Recommended measures:
Use TLS for SIP signaling to protect logins, passwords, and session parameters
Implement SRTP encryption for voice traffic to prevent call interception
Without TLS and SRTP, intercepted traffic may expose credentials or fragments of conversations. For business, this creates a risk of commercial data leakage.
Access control must be technical, not declarative.
Practical steps include:
limiting authorized IP addresses
enabling two-factor authentication (2FA)
separating administrator and operator permissions
regularly rotating credentials
This significantly reduces the risk of VoIP fraud through account compromise.
The system should log:
login attempts
configuration changes
unusual activity
sudden spikes in international calls
Regular security audits help identify vulnerabilities before they are exploited.
If a company does not operate in certain countries, traffic to those destinations should be blocked at the routing level.
Geographic filtering is one of the most effective ways to reduce toll fraud risk.
For companies working with international customers, VoIP data security is part of overall compliance policy.
This includes:
retaining logs for the required period
controlling access to call recordings
protecting personal data
complying with internal and international security standards
VoIP must not become the weakest link in cybersecurity. If voice channels integrate with CRM systems and business processes, their protection level must align with corporate security standards.
Encryption alone is not sufficient. Continuous monitoring is essential.
VoIP fraud detection systems monitor:
sudden increases in international traffic
unusual activity time patterns
simultaneous sessions from multiple locations
If abnormal behavior is detected, traffic can be automatically restricted.
If a company does not operate in certain countries, calls to those destinations can be disabled at the routing level, significantly reducing toll fraud risk.
A VoIP firewall limits unauthorized access.
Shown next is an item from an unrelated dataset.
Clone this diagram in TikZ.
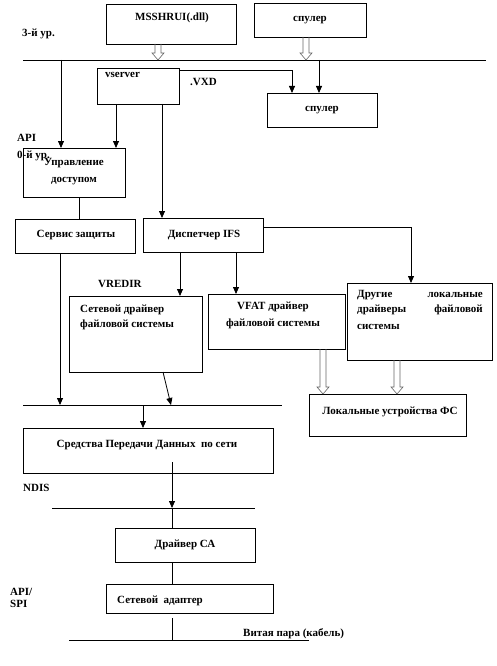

Two-factor authentication reduces account compromise risk. Regular security audits identify weak points before they become incidents.

VoIP security must be built at the provider level. If infrastructure lacks traffic control and restrictions, even strong internal policies cannot fully protect against VoIP fraud or SIP trunk attacks.
DID Global implements multi-layered protection.
SIP traffic passes through secured routes with high-risk destinations restricted.
Clients can apply geographic filters. Calls to high-fraud regions can be limited or fully blocked.
This reduces toll fraud risk before suspicious activity occurs.
All connections support TLS for SIP signaling and SRTP for voice encryption.
This means:
credentials are never transmitted in plain text
voice traffic cannot be intercepted in transit
customer data exposure risk is minimized
DID Global infrastructure operates with continuous monitoring.
The system tracks:
sudden spikes in international calls
unusual night-time activity
concurrent sessions from multiple regions
brute-force access attempts
If anomalies are detected, traffic can be restricted or temporarily suspended pending investigation.
Clients have access to:
IP-based authorization restrictions
concurrent session limits
destination-based traffic limits
event logging
This minimizes the risk of SIP account compromise and unauthorized voice channel usage.
This multi-layered approach significantly reduces the risk of VoIP fraud, DDoS attacks, and SIP infrastructure threats.
For business, this means predictable costs, stable call center operations, and no sudden financial losses caused by technical incidents.
VoIP can scale safely only when security is embedded into the infrastructure itself. DID Global builds exactly this model.